▶ REQUEST
Line by line, repeat the data below exactly, beginning at the first line and ending at the line with "import plotly.graph_objects as go". Omit pictures.

▶ PROVIDED MATERIAL
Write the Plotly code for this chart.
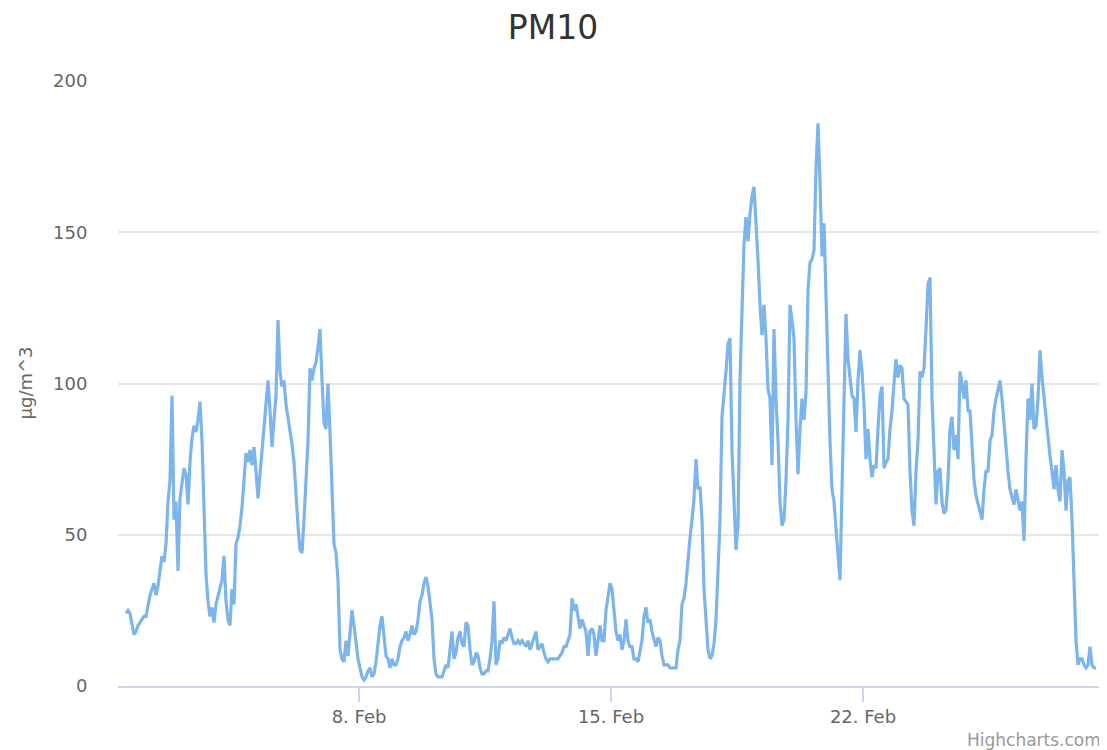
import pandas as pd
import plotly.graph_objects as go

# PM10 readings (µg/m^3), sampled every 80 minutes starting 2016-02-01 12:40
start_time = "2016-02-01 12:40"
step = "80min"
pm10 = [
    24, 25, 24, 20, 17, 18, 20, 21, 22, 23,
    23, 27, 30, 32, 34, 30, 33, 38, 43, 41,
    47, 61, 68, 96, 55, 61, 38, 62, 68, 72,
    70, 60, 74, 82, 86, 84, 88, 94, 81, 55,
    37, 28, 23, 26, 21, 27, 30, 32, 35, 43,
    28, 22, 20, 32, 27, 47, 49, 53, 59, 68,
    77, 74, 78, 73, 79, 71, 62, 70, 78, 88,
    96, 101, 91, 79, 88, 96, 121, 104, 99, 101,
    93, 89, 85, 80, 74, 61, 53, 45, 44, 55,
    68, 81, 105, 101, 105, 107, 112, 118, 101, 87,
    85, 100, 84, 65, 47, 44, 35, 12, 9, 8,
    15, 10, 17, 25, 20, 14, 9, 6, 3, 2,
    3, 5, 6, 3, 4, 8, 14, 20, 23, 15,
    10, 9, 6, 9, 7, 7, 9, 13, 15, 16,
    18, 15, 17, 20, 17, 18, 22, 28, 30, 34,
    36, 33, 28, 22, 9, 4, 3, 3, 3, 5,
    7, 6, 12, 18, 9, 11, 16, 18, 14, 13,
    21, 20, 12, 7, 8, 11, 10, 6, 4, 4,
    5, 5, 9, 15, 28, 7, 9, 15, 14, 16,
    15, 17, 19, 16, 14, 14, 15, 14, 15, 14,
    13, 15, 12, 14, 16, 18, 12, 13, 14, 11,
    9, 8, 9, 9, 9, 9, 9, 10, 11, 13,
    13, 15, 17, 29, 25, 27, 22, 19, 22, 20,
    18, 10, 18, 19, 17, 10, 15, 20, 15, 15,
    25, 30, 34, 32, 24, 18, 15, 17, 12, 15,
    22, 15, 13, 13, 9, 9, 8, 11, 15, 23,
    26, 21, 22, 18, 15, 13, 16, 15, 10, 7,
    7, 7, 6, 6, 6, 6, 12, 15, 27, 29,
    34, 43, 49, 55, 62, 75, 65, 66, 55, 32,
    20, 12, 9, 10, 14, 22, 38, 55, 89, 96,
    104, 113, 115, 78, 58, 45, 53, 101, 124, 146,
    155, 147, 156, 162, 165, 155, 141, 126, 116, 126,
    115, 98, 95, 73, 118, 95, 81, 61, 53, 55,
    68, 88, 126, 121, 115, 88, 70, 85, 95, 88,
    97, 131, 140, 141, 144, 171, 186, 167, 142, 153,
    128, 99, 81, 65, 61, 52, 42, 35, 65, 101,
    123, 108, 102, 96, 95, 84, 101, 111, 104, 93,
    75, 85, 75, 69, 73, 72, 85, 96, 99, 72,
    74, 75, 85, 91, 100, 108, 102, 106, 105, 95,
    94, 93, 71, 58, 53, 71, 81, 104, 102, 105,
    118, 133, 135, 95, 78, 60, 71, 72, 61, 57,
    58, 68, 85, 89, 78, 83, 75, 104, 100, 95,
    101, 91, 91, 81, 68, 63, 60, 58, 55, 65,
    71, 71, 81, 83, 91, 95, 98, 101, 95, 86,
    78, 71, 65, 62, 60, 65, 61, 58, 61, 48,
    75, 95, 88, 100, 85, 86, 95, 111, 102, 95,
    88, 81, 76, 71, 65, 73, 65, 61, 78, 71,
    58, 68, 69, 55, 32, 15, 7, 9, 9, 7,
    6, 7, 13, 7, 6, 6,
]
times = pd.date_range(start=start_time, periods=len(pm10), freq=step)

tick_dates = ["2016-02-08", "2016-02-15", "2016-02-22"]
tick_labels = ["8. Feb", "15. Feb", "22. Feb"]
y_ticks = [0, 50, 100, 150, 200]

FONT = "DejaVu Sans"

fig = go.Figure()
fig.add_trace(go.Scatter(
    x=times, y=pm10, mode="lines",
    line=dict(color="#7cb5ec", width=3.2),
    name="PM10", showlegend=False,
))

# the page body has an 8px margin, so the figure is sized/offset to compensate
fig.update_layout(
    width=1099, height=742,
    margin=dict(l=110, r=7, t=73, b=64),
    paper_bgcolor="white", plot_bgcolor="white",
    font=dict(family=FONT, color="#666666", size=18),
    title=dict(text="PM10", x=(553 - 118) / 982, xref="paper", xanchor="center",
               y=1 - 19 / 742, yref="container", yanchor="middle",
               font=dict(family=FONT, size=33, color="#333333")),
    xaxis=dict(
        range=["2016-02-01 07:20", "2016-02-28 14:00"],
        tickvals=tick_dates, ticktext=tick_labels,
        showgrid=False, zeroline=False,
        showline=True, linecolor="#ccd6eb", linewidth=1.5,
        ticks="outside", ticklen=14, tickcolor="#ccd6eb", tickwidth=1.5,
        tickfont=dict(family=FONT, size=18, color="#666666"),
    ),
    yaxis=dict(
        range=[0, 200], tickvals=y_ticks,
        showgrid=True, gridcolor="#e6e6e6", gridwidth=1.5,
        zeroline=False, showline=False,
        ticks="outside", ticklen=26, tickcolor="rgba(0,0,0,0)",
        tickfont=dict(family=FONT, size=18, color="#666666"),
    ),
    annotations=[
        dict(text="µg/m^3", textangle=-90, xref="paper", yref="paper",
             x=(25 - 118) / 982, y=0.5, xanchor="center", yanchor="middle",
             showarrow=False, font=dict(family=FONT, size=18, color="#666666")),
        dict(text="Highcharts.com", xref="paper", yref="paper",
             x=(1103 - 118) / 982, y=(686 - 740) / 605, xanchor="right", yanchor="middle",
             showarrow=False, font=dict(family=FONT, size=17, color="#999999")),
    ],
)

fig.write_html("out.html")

▶ ANSWER TO THE EXERCISE
Write the Plotly code for this chart.
import pandas as pd
import plotly.graph_objects as go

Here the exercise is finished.